Short task ▸
Return the lines below exactly, from the first line to the line that contains "import pandas as pd". Leave out pictures.

Given information ▸
#####

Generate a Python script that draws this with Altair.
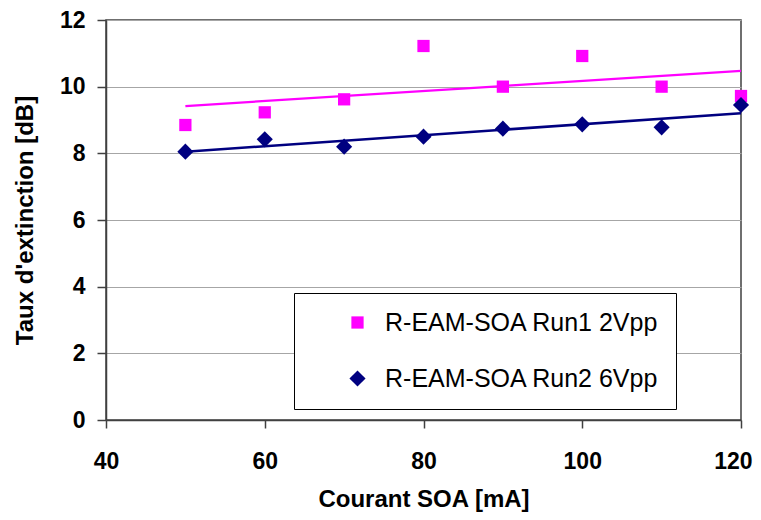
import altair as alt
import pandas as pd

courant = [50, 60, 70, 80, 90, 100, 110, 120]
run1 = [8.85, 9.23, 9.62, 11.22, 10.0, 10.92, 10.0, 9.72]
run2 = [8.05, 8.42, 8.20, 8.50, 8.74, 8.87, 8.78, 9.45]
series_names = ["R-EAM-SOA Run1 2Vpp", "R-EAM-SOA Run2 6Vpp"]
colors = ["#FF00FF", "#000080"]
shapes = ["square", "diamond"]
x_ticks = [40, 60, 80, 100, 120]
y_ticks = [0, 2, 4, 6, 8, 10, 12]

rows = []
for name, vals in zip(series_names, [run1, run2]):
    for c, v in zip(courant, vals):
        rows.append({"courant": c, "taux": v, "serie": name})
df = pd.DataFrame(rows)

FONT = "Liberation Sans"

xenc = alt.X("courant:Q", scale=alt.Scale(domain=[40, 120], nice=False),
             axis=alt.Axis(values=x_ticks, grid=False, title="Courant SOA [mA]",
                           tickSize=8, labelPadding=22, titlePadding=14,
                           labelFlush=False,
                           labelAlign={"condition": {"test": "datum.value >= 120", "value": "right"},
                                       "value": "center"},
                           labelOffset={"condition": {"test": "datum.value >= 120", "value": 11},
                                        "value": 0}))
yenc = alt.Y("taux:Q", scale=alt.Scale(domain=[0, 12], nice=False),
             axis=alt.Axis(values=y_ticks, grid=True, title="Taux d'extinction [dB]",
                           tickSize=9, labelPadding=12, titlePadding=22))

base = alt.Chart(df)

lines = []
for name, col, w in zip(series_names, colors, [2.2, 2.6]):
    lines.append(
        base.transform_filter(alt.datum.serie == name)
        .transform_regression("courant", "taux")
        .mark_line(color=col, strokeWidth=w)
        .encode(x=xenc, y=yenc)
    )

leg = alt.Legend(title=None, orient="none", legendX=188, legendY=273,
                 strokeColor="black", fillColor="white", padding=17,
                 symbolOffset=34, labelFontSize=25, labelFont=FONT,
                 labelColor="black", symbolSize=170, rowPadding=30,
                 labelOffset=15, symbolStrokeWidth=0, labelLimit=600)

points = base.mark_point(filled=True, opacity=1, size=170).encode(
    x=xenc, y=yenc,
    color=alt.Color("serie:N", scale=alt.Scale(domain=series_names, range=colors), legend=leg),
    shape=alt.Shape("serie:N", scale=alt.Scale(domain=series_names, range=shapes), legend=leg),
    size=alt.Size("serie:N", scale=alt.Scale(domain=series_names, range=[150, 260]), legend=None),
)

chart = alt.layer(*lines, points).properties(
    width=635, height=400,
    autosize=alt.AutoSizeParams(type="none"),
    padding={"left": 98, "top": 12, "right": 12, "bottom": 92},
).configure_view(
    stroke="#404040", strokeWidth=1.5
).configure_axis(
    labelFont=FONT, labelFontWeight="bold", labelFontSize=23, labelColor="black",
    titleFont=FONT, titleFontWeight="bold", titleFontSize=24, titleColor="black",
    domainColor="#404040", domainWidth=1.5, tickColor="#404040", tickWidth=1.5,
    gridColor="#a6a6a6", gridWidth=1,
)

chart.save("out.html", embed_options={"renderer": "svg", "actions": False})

#####

Result of this exercise ▸
Generate a Python script that draws this with Altair.
import altair as alt
import pandas as pd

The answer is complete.